• Description of the task:
Where a line in the listing below contains the word "this", copy that line.

(Lines of data)
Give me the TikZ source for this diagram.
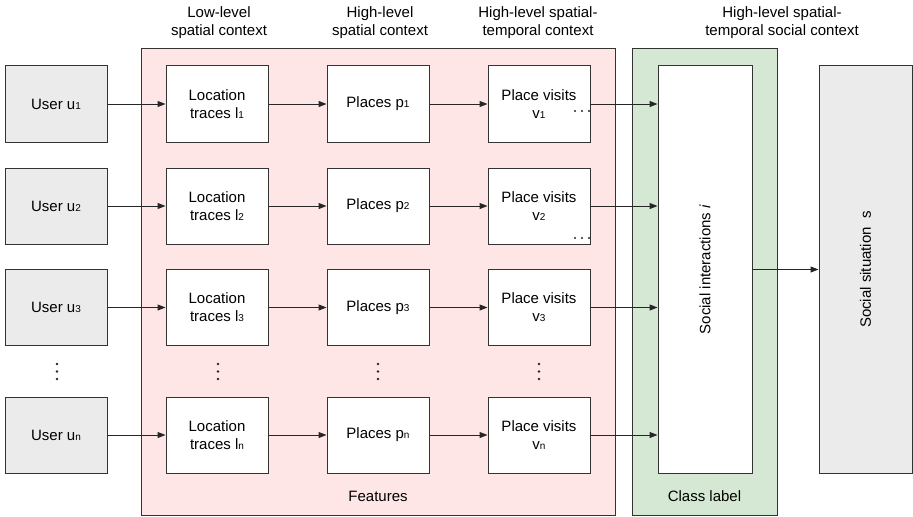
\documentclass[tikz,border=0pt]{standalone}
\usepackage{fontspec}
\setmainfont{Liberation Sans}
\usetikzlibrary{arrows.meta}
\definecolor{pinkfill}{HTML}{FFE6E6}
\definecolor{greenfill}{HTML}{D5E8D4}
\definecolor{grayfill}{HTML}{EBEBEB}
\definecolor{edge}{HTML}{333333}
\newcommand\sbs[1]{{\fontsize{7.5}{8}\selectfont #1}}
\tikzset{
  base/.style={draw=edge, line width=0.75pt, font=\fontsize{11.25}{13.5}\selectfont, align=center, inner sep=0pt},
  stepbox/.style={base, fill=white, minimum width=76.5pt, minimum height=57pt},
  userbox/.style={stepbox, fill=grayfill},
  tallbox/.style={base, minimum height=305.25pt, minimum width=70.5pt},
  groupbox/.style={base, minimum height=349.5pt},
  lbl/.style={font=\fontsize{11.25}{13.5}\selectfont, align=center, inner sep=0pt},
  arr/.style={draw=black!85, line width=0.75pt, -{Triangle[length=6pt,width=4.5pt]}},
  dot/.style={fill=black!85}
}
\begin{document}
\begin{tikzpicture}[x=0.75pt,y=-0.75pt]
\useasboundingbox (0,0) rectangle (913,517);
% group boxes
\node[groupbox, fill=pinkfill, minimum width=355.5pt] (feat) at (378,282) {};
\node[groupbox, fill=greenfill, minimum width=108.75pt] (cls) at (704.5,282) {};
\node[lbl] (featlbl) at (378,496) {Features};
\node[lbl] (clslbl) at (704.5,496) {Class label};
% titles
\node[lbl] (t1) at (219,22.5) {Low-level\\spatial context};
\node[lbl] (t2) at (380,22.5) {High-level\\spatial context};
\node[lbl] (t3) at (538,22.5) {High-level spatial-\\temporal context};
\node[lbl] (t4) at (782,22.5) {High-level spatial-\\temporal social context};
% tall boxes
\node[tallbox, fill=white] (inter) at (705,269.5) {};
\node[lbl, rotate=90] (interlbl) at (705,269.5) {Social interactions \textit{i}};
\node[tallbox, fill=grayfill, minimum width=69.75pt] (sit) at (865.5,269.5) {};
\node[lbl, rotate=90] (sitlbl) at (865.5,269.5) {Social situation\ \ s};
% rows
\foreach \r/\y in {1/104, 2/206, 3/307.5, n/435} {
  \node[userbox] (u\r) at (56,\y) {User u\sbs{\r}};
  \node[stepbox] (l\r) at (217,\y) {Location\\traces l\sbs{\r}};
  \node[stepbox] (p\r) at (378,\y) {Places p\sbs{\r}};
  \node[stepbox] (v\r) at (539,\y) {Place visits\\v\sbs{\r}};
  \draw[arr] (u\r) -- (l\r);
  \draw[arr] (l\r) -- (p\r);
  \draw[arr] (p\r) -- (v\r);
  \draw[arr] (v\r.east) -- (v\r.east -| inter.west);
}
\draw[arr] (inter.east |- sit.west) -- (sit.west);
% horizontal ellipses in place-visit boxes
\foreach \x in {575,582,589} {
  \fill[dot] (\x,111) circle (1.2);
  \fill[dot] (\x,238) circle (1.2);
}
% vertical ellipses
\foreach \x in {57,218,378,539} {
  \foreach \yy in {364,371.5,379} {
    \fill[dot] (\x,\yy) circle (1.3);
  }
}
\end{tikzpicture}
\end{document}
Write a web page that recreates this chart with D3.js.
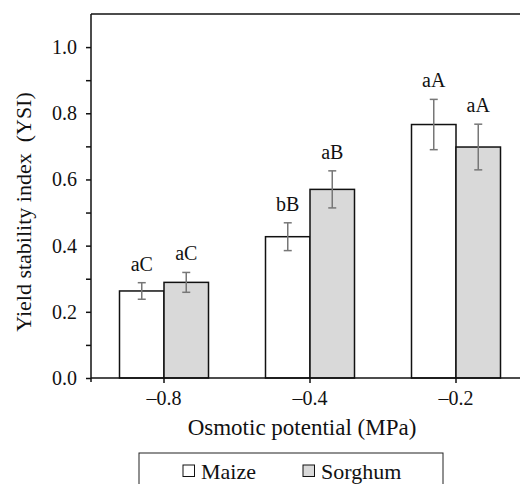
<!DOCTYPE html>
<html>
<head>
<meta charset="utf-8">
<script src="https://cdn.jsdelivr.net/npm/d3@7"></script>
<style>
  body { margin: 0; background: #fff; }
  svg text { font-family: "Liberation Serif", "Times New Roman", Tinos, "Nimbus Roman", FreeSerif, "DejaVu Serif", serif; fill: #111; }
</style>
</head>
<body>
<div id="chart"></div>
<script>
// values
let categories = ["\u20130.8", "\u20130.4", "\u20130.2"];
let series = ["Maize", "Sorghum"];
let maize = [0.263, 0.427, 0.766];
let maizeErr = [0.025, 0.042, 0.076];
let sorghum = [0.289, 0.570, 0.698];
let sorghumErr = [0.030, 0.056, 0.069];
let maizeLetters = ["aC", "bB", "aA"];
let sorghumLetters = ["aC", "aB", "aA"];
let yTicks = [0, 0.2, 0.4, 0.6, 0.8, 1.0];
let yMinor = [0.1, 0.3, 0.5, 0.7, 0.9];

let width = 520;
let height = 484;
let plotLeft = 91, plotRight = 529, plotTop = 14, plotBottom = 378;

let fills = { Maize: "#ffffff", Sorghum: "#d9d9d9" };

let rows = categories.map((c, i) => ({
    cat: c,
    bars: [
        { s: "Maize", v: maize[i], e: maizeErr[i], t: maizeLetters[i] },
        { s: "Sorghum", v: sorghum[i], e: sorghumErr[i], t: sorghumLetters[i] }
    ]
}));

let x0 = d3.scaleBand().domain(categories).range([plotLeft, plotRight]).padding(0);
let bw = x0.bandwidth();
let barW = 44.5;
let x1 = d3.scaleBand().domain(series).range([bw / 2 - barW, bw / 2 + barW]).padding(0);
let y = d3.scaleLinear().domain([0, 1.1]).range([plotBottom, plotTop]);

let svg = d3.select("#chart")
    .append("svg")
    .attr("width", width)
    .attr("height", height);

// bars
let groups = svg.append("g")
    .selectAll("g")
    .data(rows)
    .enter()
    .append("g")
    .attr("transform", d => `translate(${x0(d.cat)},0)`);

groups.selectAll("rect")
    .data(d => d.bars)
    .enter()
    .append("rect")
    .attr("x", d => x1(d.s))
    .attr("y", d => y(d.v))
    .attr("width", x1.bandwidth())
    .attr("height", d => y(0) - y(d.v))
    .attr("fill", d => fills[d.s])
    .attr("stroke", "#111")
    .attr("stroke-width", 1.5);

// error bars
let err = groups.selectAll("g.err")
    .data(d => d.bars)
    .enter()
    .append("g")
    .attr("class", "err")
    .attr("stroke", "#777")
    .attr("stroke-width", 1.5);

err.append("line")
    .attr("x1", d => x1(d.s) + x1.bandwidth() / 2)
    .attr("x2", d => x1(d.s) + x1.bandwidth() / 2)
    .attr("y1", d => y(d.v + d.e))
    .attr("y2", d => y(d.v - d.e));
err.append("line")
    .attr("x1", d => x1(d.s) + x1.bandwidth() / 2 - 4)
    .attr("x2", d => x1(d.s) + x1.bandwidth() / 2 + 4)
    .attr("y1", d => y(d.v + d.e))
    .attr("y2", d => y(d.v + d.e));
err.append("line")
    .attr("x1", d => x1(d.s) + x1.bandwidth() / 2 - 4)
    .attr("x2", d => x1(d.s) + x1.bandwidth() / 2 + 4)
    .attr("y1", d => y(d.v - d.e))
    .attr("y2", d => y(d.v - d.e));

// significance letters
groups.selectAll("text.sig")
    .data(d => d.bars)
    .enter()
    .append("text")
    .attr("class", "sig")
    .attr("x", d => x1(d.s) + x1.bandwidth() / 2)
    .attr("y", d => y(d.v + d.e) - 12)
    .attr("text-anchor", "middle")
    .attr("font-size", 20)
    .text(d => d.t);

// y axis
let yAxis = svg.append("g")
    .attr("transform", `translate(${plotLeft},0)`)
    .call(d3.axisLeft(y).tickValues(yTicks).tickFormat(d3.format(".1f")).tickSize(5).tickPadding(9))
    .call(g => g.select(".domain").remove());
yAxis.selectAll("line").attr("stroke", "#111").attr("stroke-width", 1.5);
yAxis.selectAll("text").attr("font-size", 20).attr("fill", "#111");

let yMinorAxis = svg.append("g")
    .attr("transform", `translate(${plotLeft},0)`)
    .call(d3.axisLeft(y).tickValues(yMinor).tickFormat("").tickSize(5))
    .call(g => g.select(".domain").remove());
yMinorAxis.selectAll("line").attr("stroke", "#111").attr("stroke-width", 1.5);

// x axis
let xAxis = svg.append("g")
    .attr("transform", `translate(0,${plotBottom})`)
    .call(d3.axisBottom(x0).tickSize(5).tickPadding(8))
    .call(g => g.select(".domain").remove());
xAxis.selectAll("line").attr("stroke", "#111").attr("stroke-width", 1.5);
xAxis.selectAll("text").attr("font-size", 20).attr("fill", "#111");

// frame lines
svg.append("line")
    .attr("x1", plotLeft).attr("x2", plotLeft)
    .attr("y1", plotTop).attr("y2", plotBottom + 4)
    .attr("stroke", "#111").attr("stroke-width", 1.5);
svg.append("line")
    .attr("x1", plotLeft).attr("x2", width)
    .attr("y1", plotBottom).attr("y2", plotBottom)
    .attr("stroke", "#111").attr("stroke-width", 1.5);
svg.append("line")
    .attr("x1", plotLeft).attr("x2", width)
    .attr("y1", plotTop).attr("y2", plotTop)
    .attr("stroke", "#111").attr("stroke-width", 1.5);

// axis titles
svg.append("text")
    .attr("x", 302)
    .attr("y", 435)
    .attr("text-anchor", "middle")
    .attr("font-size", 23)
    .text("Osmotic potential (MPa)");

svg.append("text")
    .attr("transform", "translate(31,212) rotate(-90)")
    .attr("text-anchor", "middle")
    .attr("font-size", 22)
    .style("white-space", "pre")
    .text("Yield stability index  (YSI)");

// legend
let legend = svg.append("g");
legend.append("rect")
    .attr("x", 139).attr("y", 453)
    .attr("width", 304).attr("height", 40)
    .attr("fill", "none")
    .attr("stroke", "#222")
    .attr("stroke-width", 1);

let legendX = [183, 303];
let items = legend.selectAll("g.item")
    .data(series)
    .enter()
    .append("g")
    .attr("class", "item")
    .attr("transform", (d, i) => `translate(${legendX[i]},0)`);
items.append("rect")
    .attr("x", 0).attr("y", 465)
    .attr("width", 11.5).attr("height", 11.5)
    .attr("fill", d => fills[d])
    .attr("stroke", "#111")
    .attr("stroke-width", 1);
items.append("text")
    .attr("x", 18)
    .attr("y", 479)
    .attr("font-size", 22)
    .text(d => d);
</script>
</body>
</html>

• Exercise output:
Give me the TikZ source for this diagram.
Write a web page that recreates this chart with D3.js.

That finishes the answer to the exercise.